* _TASK REQUIREMENTS_:
Select from the data all lines with the word "chart".
** start of RECORD EXTRACTS **
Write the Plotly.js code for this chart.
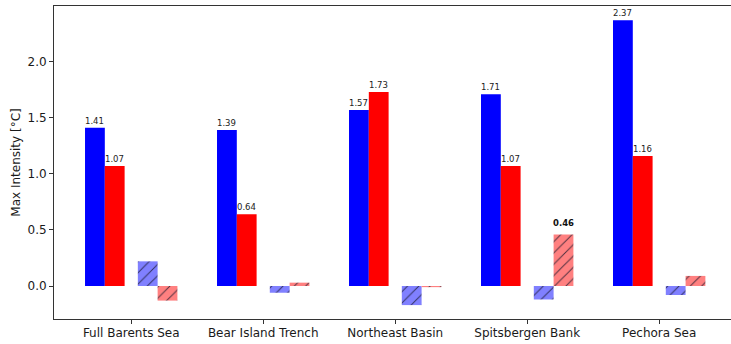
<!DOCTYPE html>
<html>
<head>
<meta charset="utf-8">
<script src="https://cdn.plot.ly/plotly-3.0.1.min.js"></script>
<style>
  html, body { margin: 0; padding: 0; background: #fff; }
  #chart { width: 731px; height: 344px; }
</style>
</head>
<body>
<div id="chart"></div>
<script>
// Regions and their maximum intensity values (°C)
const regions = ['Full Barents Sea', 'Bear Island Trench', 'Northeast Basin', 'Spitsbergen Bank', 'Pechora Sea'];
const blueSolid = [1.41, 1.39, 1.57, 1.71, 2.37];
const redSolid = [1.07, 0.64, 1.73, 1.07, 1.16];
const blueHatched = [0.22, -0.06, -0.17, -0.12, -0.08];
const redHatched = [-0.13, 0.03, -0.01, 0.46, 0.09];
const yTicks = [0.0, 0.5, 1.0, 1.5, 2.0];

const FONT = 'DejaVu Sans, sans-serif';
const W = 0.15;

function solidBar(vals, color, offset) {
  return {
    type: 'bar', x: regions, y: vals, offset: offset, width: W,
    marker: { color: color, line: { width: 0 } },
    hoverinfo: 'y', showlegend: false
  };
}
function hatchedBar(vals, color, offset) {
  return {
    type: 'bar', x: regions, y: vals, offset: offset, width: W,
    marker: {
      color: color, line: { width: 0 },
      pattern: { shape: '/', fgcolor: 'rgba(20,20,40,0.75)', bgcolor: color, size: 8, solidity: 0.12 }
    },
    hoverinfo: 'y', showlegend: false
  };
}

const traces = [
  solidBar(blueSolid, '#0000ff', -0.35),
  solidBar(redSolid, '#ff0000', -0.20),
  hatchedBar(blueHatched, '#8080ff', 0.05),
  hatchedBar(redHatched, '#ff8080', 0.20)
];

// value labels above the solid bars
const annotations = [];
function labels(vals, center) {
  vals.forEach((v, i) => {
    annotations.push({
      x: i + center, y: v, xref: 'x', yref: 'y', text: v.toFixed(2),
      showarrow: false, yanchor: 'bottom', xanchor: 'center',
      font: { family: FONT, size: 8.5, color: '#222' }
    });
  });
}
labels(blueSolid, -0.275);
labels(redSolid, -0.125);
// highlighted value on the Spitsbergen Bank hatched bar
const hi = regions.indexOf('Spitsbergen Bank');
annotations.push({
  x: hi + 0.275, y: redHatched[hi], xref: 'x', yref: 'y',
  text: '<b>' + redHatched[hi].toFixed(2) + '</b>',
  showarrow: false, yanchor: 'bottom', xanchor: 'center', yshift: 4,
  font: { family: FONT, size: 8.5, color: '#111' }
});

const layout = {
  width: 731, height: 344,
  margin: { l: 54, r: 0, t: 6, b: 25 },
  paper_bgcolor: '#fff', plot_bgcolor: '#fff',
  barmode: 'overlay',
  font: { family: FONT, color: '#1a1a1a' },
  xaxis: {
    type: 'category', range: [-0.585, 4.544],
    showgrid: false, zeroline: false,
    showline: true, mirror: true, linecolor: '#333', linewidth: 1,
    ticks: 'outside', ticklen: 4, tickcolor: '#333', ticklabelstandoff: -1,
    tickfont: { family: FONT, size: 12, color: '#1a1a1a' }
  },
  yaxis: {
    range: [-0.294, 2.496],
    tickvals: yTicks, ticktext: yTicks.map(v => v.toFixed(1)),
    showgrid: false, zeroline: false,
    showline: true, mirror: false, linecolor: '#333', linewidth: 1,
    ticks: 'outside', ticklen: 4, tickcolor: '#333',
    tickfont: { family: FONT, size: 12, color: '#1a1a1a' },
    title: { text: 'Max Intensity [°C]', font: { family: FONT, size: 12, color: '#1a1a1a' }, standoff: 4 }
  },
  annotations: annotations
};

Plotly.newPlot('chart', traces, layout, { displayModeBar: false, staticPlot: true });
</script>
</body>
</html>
** end of RECORD EXTRACTS **
** start of RECORD EXTRACTS **
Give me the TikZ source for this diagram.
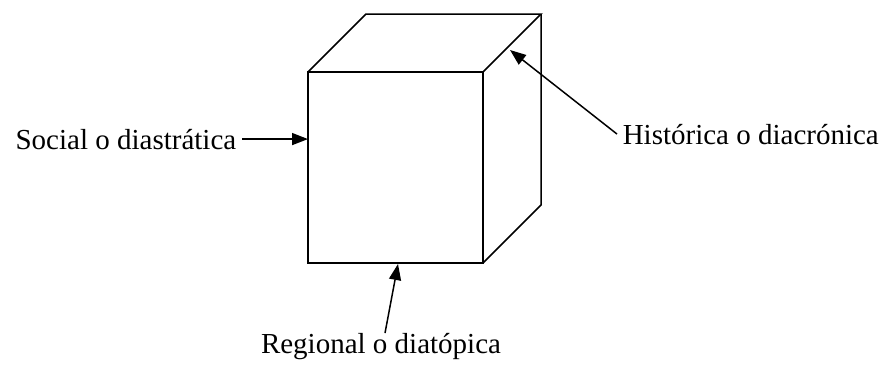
** end of RECORD EXTRACTS **
* _COMPLETED EXERCISE_:
Write the Plotly.js code for this chart.
  #chart { width: 731px; height: 344px; }
<div id="chart"></div>
Plotly.newPlot('chart', traces, layout, { displayModeBar: false, staticPlot: true });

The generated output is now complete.